Unattached resources are the biggest culprits, including unused Elastic IPs, unattached EBS volumes, and idle RDS instances that accumulate costs even when not in use. Oversized instances represent significant waste when actual utilization is much lower than provisioned capacity.

Development and test environments running continuously 24/7 waste substantial costs when they only need to run during business hours. Inefficient data transfer across regions and to the internet adds up quickly. Reserved Instance purchases that don't align with actual usage patterns represent sunk costs.

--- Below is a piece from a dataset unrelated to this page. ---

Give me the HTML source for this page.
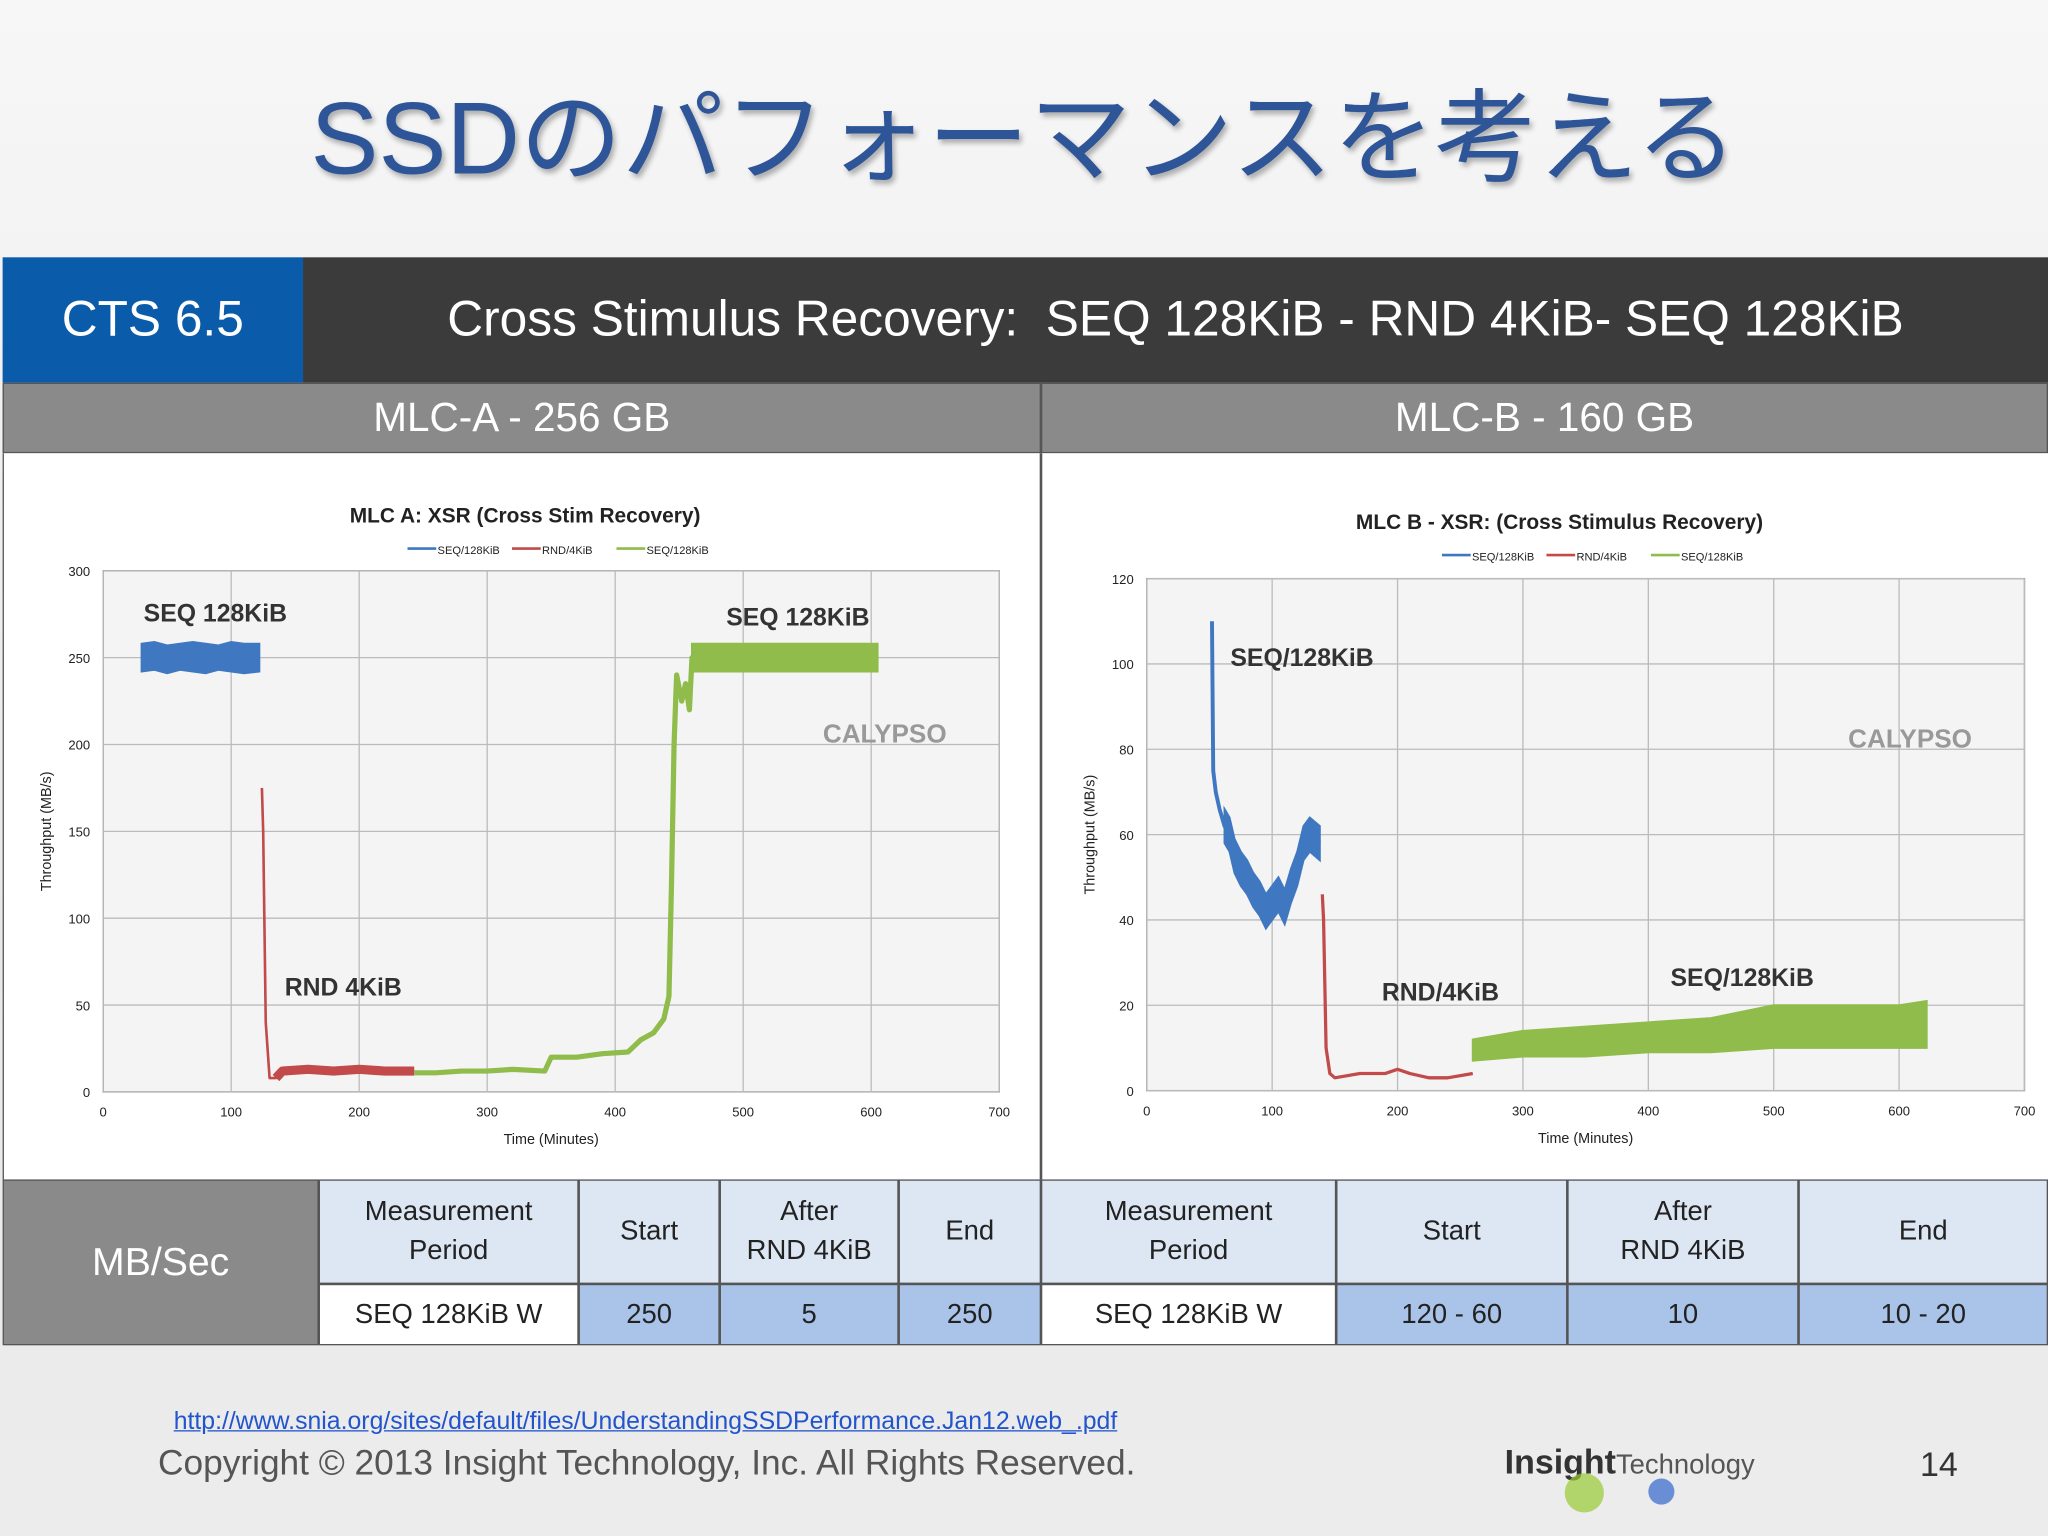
<!DOCTYPE html>
<html><head><meta charset="utf-8"><style>
html,body{margin:0;padding:0;width:2048px;height:1536px;overflow:hidden}
#wrap{position:absolute;left:0;top:0;width:1568px;height:1176px;transform:scale(1.306122);transform-origin:0 0;background:linear-gradient(#f7f7f7,#e8e8e8 60%,#ececec);font-family:"Liberation Sans","Noto Sans CJK JP",sans-serif}
.a{position:absolute}
.c{display:flex;align-items:center;justify-content:center;text-align:center;box-sizing:border-box}
</style></head><body>
<div id="wrap">
<div class="a c" style="left:0;top:50px;width:1568px;height:100px;font-size:78px;color:#2e5597;text-shadow:2px 3px 4px rgba(0,0,0,.3)">SSDのパフォーマンスを考える</div>
<div class="a c" style="left:2px;top:197px;width:230px;height:96px;background:#0b5bab;color:#fff;font-size:38px">CTS 6.5</div>
<div class="a c" style="left:232px;top:197px;width:1336px;height:96px;background:#3b3b3b;color:#fff;font-size:38px">Cross Stimulus Recovery:&nbsp; SEQ 128KiB - RND 4KiB- SEQ 128KiB</div>
<div class="a c" style="left:2px;top:293px;width:795px;height:54px;background:#8a8a8a;color:#fff;font-size:31px;border:1px solid #555">MLC-A - 256 GB</div>
<div class="a c" style="left:797px;top:293px;width:771px;height:54px;background:#8a8a8a;color:#fff;font-size:31px;border:1px solid #555">MLC-B - 160 GB</div>
<div class="a" style="left:2px;top:347px;width:1566px;height:556px;background:#fff;border-left:1px solid #555"></div>
<div class="a" style="left:796px;top:347px;width:2px;height:556px;background:#555"></div>
<svg id="chartA" class="a" style="left:0;top:347px" width="797" height="556"></svg>
<svg id="chartB" class="a" style="left:798px;top:347px" width="770" height="556"></svg>

<div class="a" style="left:2px;top:903px;width:1566px;height:127px;background:#555"></div>
<div class="a c" style="left:3px;top:904px;width:240px;height:125px;background:#8a8a8a;color:#fff;font-size:30px">MB/Sec</div>
<div id="tbl"></div>

<div class="a" style="left:133px;top:1078px;font-size:19px;color:#2255cc;text-decoration:underline">http://www.snia.org/sites/default/files/UnderstandingSSDPerformance.Jan12.web_.pdf</div>
<div class="a" style="left:121px;top:1105px;font-size:27px;color:#555">Copyright © 2013 Insight Technology, Inc. All Rights Reserved.</div>
<div class="a" style="left:1152px;top:1104px;font-size:26px;color:#333;font-weight:bold">Insight<span style="font-weight:normal;font-size:21px;color:#555">Technology</span></div>
<div class="a" style="left:1198px;top:1128px;width:30px;height:30px;border-radius:50%;background:#9c3;opacity:.7"></div>
<div class="a" style="left:1262px;top:1132px;width:20px;height:20px;border-radius:50%;background:#36c;opacity:.7"></div>
<div class="a" style="left:1470px;top:1106px;font-size:26px;color:#333">14</div>
</div>
<script>
// ---- Chart A data ----
const aBlueX=[30,40,50,60,70,80,90,100,110,122];
const aBlueLo=[242,243,241,243,242,241,243,242,241,242];
const aBlueHi=[258,259,257,258,259,258,257,259,258,258];
const aRedX=[124,125,127,130,135,140,160,180,200,220,243];
const aRedY=[175,150,40,8,8,12,13,12,13,12,12];
const aGreenX=[243,260,280,300,320,345,350,370,390,410,420,430,438,442,444,446,448,452,455,458,460,470,500,550,605];
const aGreenY=[11,11,12,12,13,12,20,20,22,23,30,34,42,55,120,200,240,225,235,220,250,250,250,250,250];
// ---- Chart B data ----
const bBlueX=[52,53,55,58,62,66,70,75,80,85,90,95,100,105,110,115,120,125,130,138];
const bBlueY=[110,75,70,66,62,60,55,52,50,47,45,42,44,46,43,48,52,58,60,58];
const bRedX=[140,141,143,146,150,170,190,200,210,225,240,260];
const bRedY=[46,40,10,4,3,4,4,5,4,3,3,4];
const bGreenX=[260,300,350,400,450,500,550,600,622];
const bGreenLo=[7,8,8,9,9,10,10,10,10];
const bGreenHi=[12,14,15,16,17,20,20,20,21];
const xTicks=[0,100,200,300,400,500,600,700];
const aYTicks=[0,50,100,150,200,250,300];
const bYTicks=[0,20,40,60,80,100,120];
const NS="http://www.w3.org/2000/svg";
function mk(svg,tag,at,txt){const e=document.createElementNS(NS,tag);for(const k in at)e.setAttribute(k,at[k]);if(txt!=null)e.textContent=txt;svg.appendChild(e);return e;}
function axes(svg,px,py,pw,ph,ymax,yTicks,title,ttlY,name){
  const X=v=>px+v/700*pw, Y=v=>py+ph-v/ymax*ph;
  let r=mk(svg,'rect',{x:px,y:py,width:pw,height:ph,fill:'#f4f4f4',stroke:'#777'});
  
  xTicks.forEach(t=>{let l=mk(svg,'line',{x1:X(t),x2:X(t),y1:py,y2:py+ph,stroke:'#bbb'});
    let tx=mk(svg,'text',{x:X(t),y:py+ph+19,'font-size':10,'text-anchor':'middle',fill:'#222'},t);});
  yTicks.forEach(t=>{let l=mk(svg,'line',{x1:px,x2:px+pw,y1:Y(t),y2:Y(t),stroke:'#bbb'});
    let tx=mk(svg,'text',{x:px-10,y:Y(t)+4,'font-size':10,'text-anchor':'end',fill:'#222'},t);});
  let tt=mk(svg,'text',{x:px+pw/2-20,y:ttlY,'font-size':16,'font-weight':'bold','text-anchor':'middle',fill:'#222'},title);
  let xt=mk(svg,'text',{x:px+pw/2,y:py+ph+40,'font-size':11,'text-anchor':'middle',fill:'#222'},'Time (Minutes)');
  let yt=mk(svg,'text',{x:0,y:0,'font-size':11,'text-anchor':'middle',fill:'#222',transform:`translate(${px-40},${py+ph/2}) rotate(-90)`},'Throughput (MB/s)');
  const cols=['#3f78c0','#c24a4a','#8fbc4a'],labs=['SEQ/128KiB','RND/4KiB','SEQ/128KiB'];
  let lx=px+pw/2-110;
  labs.forEach((s,i)=>{let g=mk(svg,'g',{});
    mk(g,'line',{x1:lx,x2:lx+22,y1:ttlY+20,y2:ttlY+20,stroke:cols[i],'stroke-width':2});
    mk(g,'text',{x:lx+23,y:ttlY+24,'font-size':8.5,fill:'#222'},s);lx+=80;});
  let w=mk(svg,'text',{x:px+pw-135,y:py+ph*0.33,'font-size':20,fill:'#999','font-weight':'bold'},'CALYPSO');
  return {X,Y};
}
function band(svg,X,Y,xs,lo,hi,col,name){
  let d='M'+xs.map((x,i)=>X(x)+','+Y(hi[i])).join('L')+'L'+xs.slice().reverse().map((x,j)=>X(x)+','+Y(lo[xs.length-1-j])).join('L')+'Z';
  let p=mk(svg,'path',{d,fill:col,stroke:col,'stroke-width':1.5});
}
function line(svg,X,Y,xs,ys,col,w,name){
  let p=mk(svg,'polyline',{points:xs.map((x,i)=>X(x)+','+Y(ys[i])).join(' '),fill:'none',stroke:col,'stroke-width':w,'stroke-linejoin':'round'});
}
function lab(svg,x,y,t){let e=mk(svg,'text',{x,y,'font-size':19,'font-weight':'bold',fill:'#333'},t);}
// Chart A
const A=document.getElementById('chartA');
let sa=axes(A,79,90,686,399,300,aYTicks,'MLC A:  XSR (Cross Stim Recovery)',53);
band(A,sa.X,sa.Y,aBlueX,aBlueLo,aBlueHi,'#3f78c0','series-seq-start');
line(A,sa.X,sa.Y,aRedX,aRedY,'#c24a4a',2,'series-rnd');
line(A,sa.X,sa.Y,aRedX.slice(4),aRedY.slice(4),'#c24a4a',7,'series-rnd-band');
line(A,sa.X,sa.Y,aGreenX,aGreenY,'#8fbc4a',4,'series-seq-end');
band(A,sa.X,sa.Y,aGreenX.slice(20),aGreenY.slice(20).map(v=>v-8),aGreenY.slice(20).map(v=>v+8),'#8fbc4a','series-seq-end-band');
lab(A,110,129,'SEQ 128KiB');lab(A,556,132,'SEQ 128KiB');lab(A,218,415,'RND 4KiB');
// Chart B
const B=document.getElementById('chartB');
let sb=axes(B,80,96,672,392,120,bYTicks,'MLC B - XSR: (Cross Stimulus Recovery)',58);
line(B,sb.X,sb.Y,bBlueX,bBlueY,'#3f78c0',3,'series-seq-start');
band(B,sb.X,sb.Y,bBlueX.slice(4),bBlueY.slice(4).map(v=>v-4),bBlueY.slice(4).map(v=>v+4),'#3f78c0','series-seq-start-band');
line(B,sb.X,sb.Y,bRedX,bRedY,'#c24a4a',2.5,'series-rnd');
band(B,sb.X,sb.Y,bGreenX,bGreenLo,bGreenHi,'#8fbc4a','series-seq-end');
lab(B,144,163,'SEQ/128KiB');lab(B,260,419,'RND/4KiB');lab(B,481,408,'SEQ/128KiB');
// Table
const cols=[[244,443,'Measurement<br>Period','SEQ 128KiB W'],[443,551,'Start','250'],[551,688,'After<br>RND 4KiB','5'],[688,797,'End','250'],[797,1023,'Measurement<br>Period','SEQ 128KiB W'],[1023,1200,'Start','120 - 60'],[1200,1377,'After<br>RND 4KiB','10'],[1377,1568,'End','10 - 20']];
const wrap=document.getElementById('wrap');
cols.forEach((c,i)=>{
  const h=document.createElement('div');h.className='a c';
  
  
  h.style.cssText=`left:${c[0]+1}px;top:904px;width:${c[1]-c[0]-2}px;height:78px;background:#dde6f3;font-size:21px;line-height:30px;color:#222`;
  h.innerHTML=c[2];wrap.appendChild(h);
  const v=document.createElement('div');v.className='a c';
  
  
  const first=(i%4===0);
  v.style.cssText=`left:${c[0]+1}px;top:984px;width:${c[1]-c[0]-2}px;height:45px;background:${first?'#fff':'#a9c4e8'};font-size:21px;color:#222`;
  v.textContent=c[3];wrap.appendChild(v);
});
</script>
</body></html>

AWS Trusted Advisor and the Cost Optimization Hub help identify these issues automatically. The most important step is implementing monitoring and alerting to catch cost waste early. Regular cost reviews and optimization initiatives can typically reduce spending by 20 to 30 percent through waste elimination alone.

How do I forecast future AWS costs and set appropriate budgets?

AWS Cost Explorer's forecasting feature uses historical data to predict future spending, typically with reasonable accuracy for stable workloads. Review the forecast monthly and adjust for any planned changes like scaling, new applications, or initiative launches.

AWS Budgets allows you to set spending limits based on actual, forecasted, or Reserved Instance utilization. Configure alerts at 50, 80, and 100 percent of budget thresholds so you're notified as you approach limits. Budgets can trigger automatic actions when thresholds are exceeded.

For accurate forecasting, ensure cost allocation tags are applied consistently since forecasting works on tagged data. Consider seasonal variations and growth patterns in your industry when setting budgets. Most organizations find that monthly budget reviews with trend analysis provide the best balance between accuracy and administrative overhead.

Why are flashcards effective for learning AWS SysOps cost management concepts?

AWS SysOps cost management involves many interconnected concepts, tools, and calculations that benefit from spaced repetition learning. Flashcards force you to recall information actively, which strengthens memory better than passive reading.

Cost management includes specific details like discount percentages, pricing model names, tool features, and recommendations that are perfect for flashcard format. You can organize cards by concept area like Reserved Instances, Savings Plans, Cost Explorer, and tagging strategies.

Flashcards allow quick daily review sessions that reinforce exam-critical terminology and formulas. The visual learning helps with memorizing tool screenshots and UI elements you'll encounter in AWS console. Additionally, creating your own flashcards strengthens learning through the encoding process itself, making them especially effective for exam preparation.